As for me, I’m a positivist. I think that the purpose of science is to describe and predict the data, and I am skeptical that phrases like “external, observer-independent reality” are really meaningful. As I see it, then, Bohmian Mechanics, Everettian interpretations, and any other theories without collapse, are all exactly the same theory, once you get down to it. They all make exactly the same observational predictions; therefore, I’m content to say that, however different they might sound on the surface, these theories all mean exactly the same thing. They are the same theory written down in different languages, if you will. And so it turns out that things like locality, or determinism, are not basic truths of the universe but are more like artifacts of the particular way in which one chooses to write things down.

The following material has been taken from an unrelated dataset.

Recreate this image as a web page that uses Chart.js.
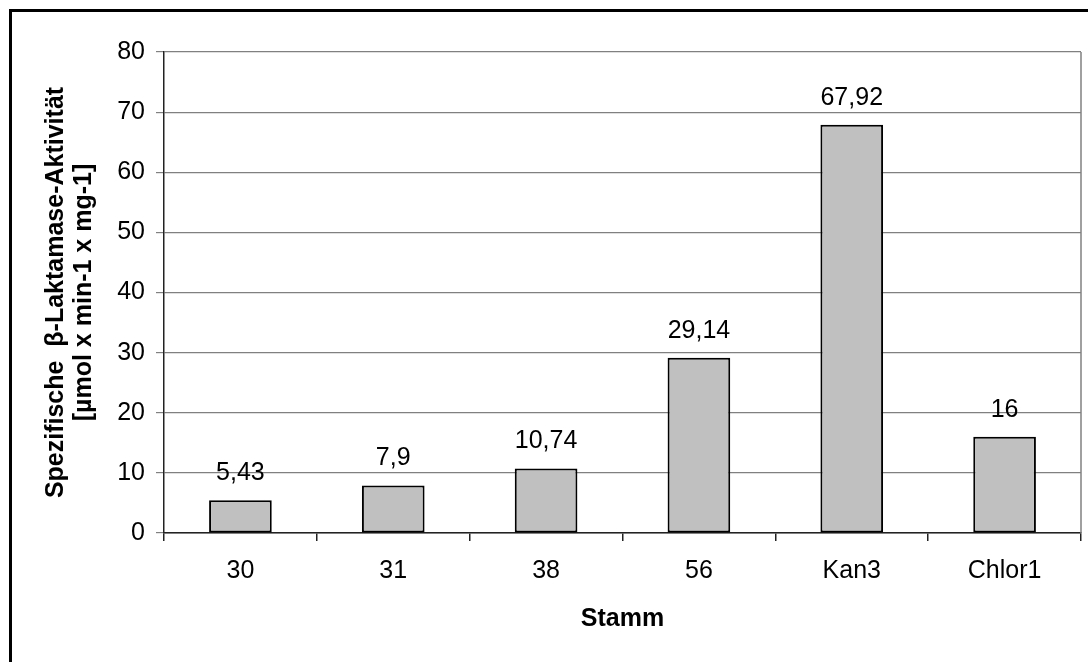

Well, that’s about all I’ve got to say. Talking about this stuff in such a brief format is hard, but I hope that this all made some sense and perhaps was even interesting. I certainly enjoyed writing it. I should mention, again, that I drew pretty heavily on David Albert’s book Quantum Mechanics and Experience in writing this. As I said before, it’s a book that requires some dedication to get through, but if you’re interested in this stuff and not afraid of a little math, it’s one that I’d definitely recommend. Anyway, if you’ve made it this far, thanks for reading!